Wednesday, June 15, 2016

Fun with fabric

Do you sew stuff rather than buying it?  I do, most of the time.  In fact I've spent my entire adult life DIYing the whole curtain and decor thing, though not really because I love it.  I do it because discontinued ends of Waverly prints are not hard to find at a discount, I can run a machine, and I have been pretty sure I can't afford to get professional advice and sewing services.  And you know what?  I can't!  Even so, this week I've been visiting an upholstery shop (upholstery being NOT something I can do myself - I've tried) and I realized there is a hybrid path, which is to buy the perfect fabric you can only easily get through a designer and sew it yourself.  Check this out:


Okay... the colours are not as spectacularly perfect on my screen as they are in person so you'll have to take my word for it.  This is a William Morris print with the swatches from my blue velvet sofa, oyster coloured faux linen armchairs, and brocade silk pillows lying on top, and they are dead on right for each other.  I have been looking for a cotton canvas print fabric to layer in with the others since we chose the sofa back in January and today, flipping through the Morris book in the upholstery shop, I had to stop and stare.

ALL the colours!  The gold of the brocade and the chandelier, the blue of the sofa - even the difficult oyster.  I could not believe it.

The ladies at the store approved, impressed at the match, and then one said You know, that print comes in other colours too.

This one doesn't thrill me with the blue sofa fabric, but I bought rather a lot of the brocade to fuel extra runners and cushions, and it turns out the golden yellow in the Morris print perfectly matches the curtains I bought. 


A little of this might be amazing in the dining room or front hall, even if I just sew one of those tied-at-the-corners fabric baskets with it.

This one, though?  With the red background that matches the red leather recliners and the red walls in one of our smaller bedrooms?


Oh yeah.  A few pillows in this, to smooth the flow between some of the room, definitely.  I love the idea of repeating a print in different colours like that.

On the other hand, it is pretty William Morris.  With this stuff, there is no subtlety about the period and style of your decorating scheme. 

And on the other other hand... MAN, it is so hard to find fabric with all the right colours and the stamina to be anything other than a tiny weightless drape!

Or the right price.  Here are some failed contenders for the cabbage rose or peony print I wanted for our original sofa, so desperately in need of a new surface:


This one is 100% linen and so, so beautiful.  It is also just over $300 a yard and did I say Sofa?  Three seater sofa no less? We would spend more on the fabric than on the entire new sofa we bought for the living room.

And then this one:


This beauty has all the colours I wanted, and all the white space, and all the linen, plus: bargain pricing at just over $200 per yard.  (HA)

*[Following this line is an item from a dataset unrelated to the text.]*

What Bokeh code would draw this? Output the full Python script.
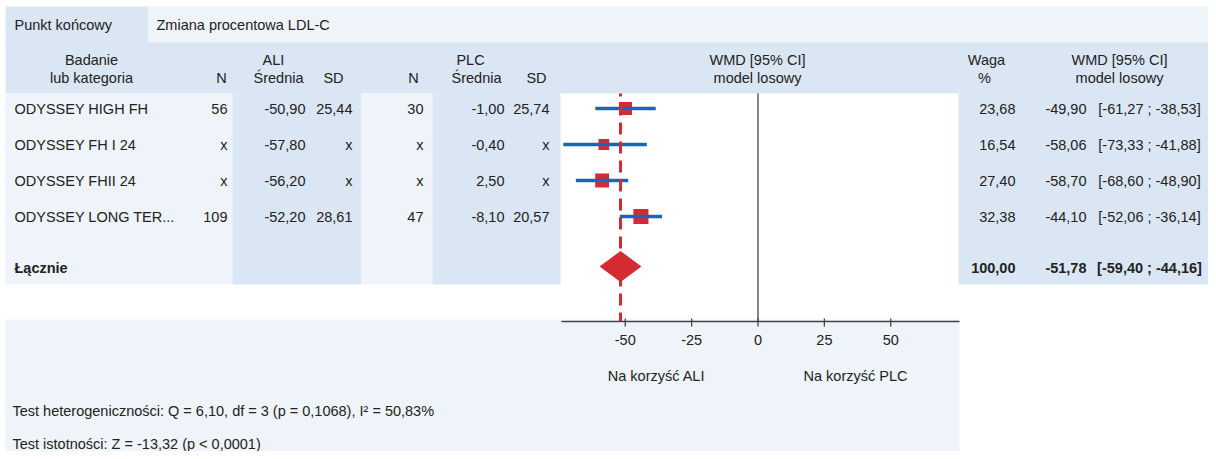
from bokeh.plotting import figure
from bokeh.models import Range1d
from bokeh.core.properties import value
from bokeh.embed import file_html
from bokeh.resources import INLINE

# ---------------- data ----------------
studies = ["ODYSSEY HIGH FH", "ODYSSEY FH I 24", "ODYSSEY FHII 24", "ODYSSEY LONG TER..."]
ali_n = ["56", "x", "x", "109"]
ali_mean = [-50.90, -57.80, -56.20, -52.20]
ali_sd = ["25,44", "x", "x", "28,61"]
plc_n = ["30", "x", "x", "47"]
plc_mean = [-1.00, -0.40, 2.50, -8.10]
plc_sd = ["25,74", "x", "x", "20,57"]
weights = [23.68, 16.54, 27.40, 32.38]
wmd = [-49.90, -58.06, -58.70, -44.10]
ci_lo = [-61.27, -73.33, -68.60, -52.06]
ci_hi = [-38.53, -41.88, -48.90, -36.14]
pooled_weight = 100.00
pooled_wmd = -51.78
pooled_lo = -59.40
pooled_hi = -44.16
ticks = [-50, -25, 0, 25, 50]
endpoint = "Zmiana procentowa LDL-C"
het_text = "Test heterogeniczności: Q = 6,10, df = 3 (p = 0,1068), I² = 50,83%"
sig_text = "Test istotności: Z = -13,32 (p < 0,0001)"


def fmt(v):
    return f"{v:.2f}".replace(".", ",")


# ---------------- layout / style ----------------
DARK = "#dae6f3"
LIGHT = "#eff4fa"
RED = "#d42a32"
BLUE = "#1767b4"
TXT = "#222222"
FONT = value("Liberation Sans")
FS = "14.5px"

W, H = 1208, 451
ZERO_PX = 757.5
PX_PER_UNIT = 2.655

p = figure(width=W, height=H, x_range=Range1d(0, W), y_range=Range1d(H, 0),
           output_backend="svg", toolbar_location=None, min_border=0,
           x_axis_location=None, y_axis_location=None)
p.grid.visible = False
p.outline_line_color = None
p.background_fill_color = "white"
p.border_fill_color = "white"
p.extra_x_ranges = {"wmd": Range1d((0 - ZERO_PX) / PX_PER_UNIT, (W - ZERO_PX) / PX_PER_UNIT)}

# backgrounds
bg = [
    (5, 148, 6, 42, DARK),
    (148, W, 6, 42, LIGHT),
    (5, W, 42, 93, DARK),
    (5, 232, 93, 284, LIGHT),
    (232, 361, 93, 284, DARK),
    (361, 432, 93, 284, LIGHT),
    (432, 560, 93, 284, DARK),
    (958, W, 93, 284, DARK),
    (5, 959, 319, H, LIGHT),
]
p.quad(left=[b[0] for b in bg], right=[b[1] for b in bg], top=[b[2] for b in bg],
       bottom=[b[3] for b in bg], fill_color=[b[4] for b in bg], line_color=None)


def txt(x, y, s, align="left", bold=False, rng="default"):
    p.text(x=x, y=y, text=s, text_align=align, text_baseline="middle",
           text_font=FONT, text_font_size=FS, text_color=TXT,
           text_font_style="bold" if bold else "normal", x_range_name=rng)


# header
txt([14], [24], ["Punkt końcowy"])
txt([156], [24], [endpoint])
txt([91, 273, 470, 757, 986, 1119], [59] * 6,
    ["Badanie", "ALI", "PLC", "WMD [95% CI]", "Waga", "WMD [95% CI]"], align="center")
txt([91, 221, 278, 333, 413, 476, 536, 757, 984, 1119], [77] * 10,
    ["lub kategoria", "N", "Średnia", "SD", "N", "Średnia", "SD", "model losowy", "%", "model losowy"],
    align="center")

# rows
row_y = [108 + 36 * i for i in range(len(studies))]
pooled_y = 267
txt([14] * 4, row_y, studies)
txt([227] * 4, row_y, ali_n, align="right")
txt([305] * 4, row_y, [fmt(v) for v in ali_mean], align="right")
txt([352] * 4, row_y, ali_sd, align="right")
txt([423] * 4, row_y, plc_n, align="right")
txt([504] * 4, row_y, [fmt(v) for v in plc_mean], align="right")
txt([549] * 4, row_y, plc_sd, align="right")
txt([1015] * 4, row_y, [fmt(v) for v in weights], align="right")
txt([1086] * 4, row_y, [fmt(v) for v in wmd], align="right")
txt([1149] * 4, row_y, [f"[{fmt(a)} ; {fmt(b)}]" for a, b in zip(ci_lo, ci_hi)], align="center")

txt([14], [pooled_y], ["Łącznie"], bold=True)
txt([1015], [pooled_y], [fmt(pooled_weight)], align="right", bold=True)
txt([1086], [pooled_y], [fmt(pooled_wmd)], align="right", bold=True)
txt([1149], [pooled_y], [f"[{fmt(pooled_lo)} ; {fmt(pooled_hi)}]"], align="center", bold=True)

# forest plot
p.segment(x0=[0], x1=[0], y0=[93], y1=[321], line_color="#333333", line_width=1.2, x_range_name="wmd")
sizes = [2.65 * w ** 0.5 for w in weights]
p.scatter(x=wmd, y=row_y, size=sizes, marker="square", fill_color=RED, line_color=None, x_range_name="wmd")
p.segment(x0=ci_lo, x1=ci_hi, y0=row_y, y1=row_y, line_color=BLUE, line_width=3.5, x_range_name="wmd")
p.segment(x0=[pooled_wmd], x1=[pooled_wmd], y0=[321], y1=[93], line_color=RED, line_width=3,
          line_dash="12 7", line_dash_offset=3, x_range_name="wmd")
p.patch(x=[pooled_lo, pooled_wmd, pooled_hi, pooled_wmd],
        y=[pooled_y - 1, pooled_y - 16, pooled_y - 1, pooled_y + 14],
        fill_color=RED, line_color=RED, line_width=1, x_range_name="wmd")

# axis
ax_lo = (561 - ZERO_PX) / PX_PER_UNIT
ax_hi = (959 - ZERO_PX) / PX_PER_UNIT
p.segment(x0=[ax_lo], x1=[ax_hi], y0=[321], y1=[321], line_color="#444444", line_width=1.3, x_range_name="wmd")
p.segment(x0=ticks, x1=ticks, y0=[318] * 5, y1=[326] * 5, line_color="#444444", line_width=1.3, x_range_name="wmd")
txt(ticks, [339] * 5, [str(t) for t in ticks], align="center", rng="wmd")
txt([656, 855], [375, 375], ["Na korzyść ALI", "Na korzyść PLC"], align="center")

# tests
txt([12], [410], [het_text])
txt([12], [443], [sig_text])

open("out.html", "w").write(file_html(p, INLINE))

But my favourite?  This one, whose name is Celestine, which I could say forever:


This one is about $250 a yard but it is so lovely that I have asked the shop for a sample to see whether the blue and oyster colours are right for the living room furniture.  I figure the Morris print will cost about the same - it is William Morris after all - and Celestine is more of the mood I want, even if the red chairs are not going to love it as much as I do.


I mean the red fabric is totally not meant for our living room fabrics anyway - much better to leave it to the other sofa and the red chairs which will live elsewhere.  You can make a lot of cushions with even half a yard of wide fabric, especially if you have less expensive contrast fabric for the reverse side.  I am pretty sure I can afford a yard or half as much again of very expensive fabric to bring our various rooms to life.

It's so cool to be at this stage of the renovation, playing with colours and thinking of how it will all look in the end.  And although I don't know whether this was true before we started this project, it is certainly true now that I can look at a fabric, wait a moment, and watch as my mind reproduces it in the shape of whatever piece of furniture might wear it.  Ditto a room - I can look at things and see in my mind how they will all work together, or not work together.  I gotta think that's a valuable skill right now, don't you?

Okay, time for me to go and squeeze in some knitting time.  I have a sock I would really, really like to get along to its toe.

Hope everything is good with you, and I'll see you tomorrow!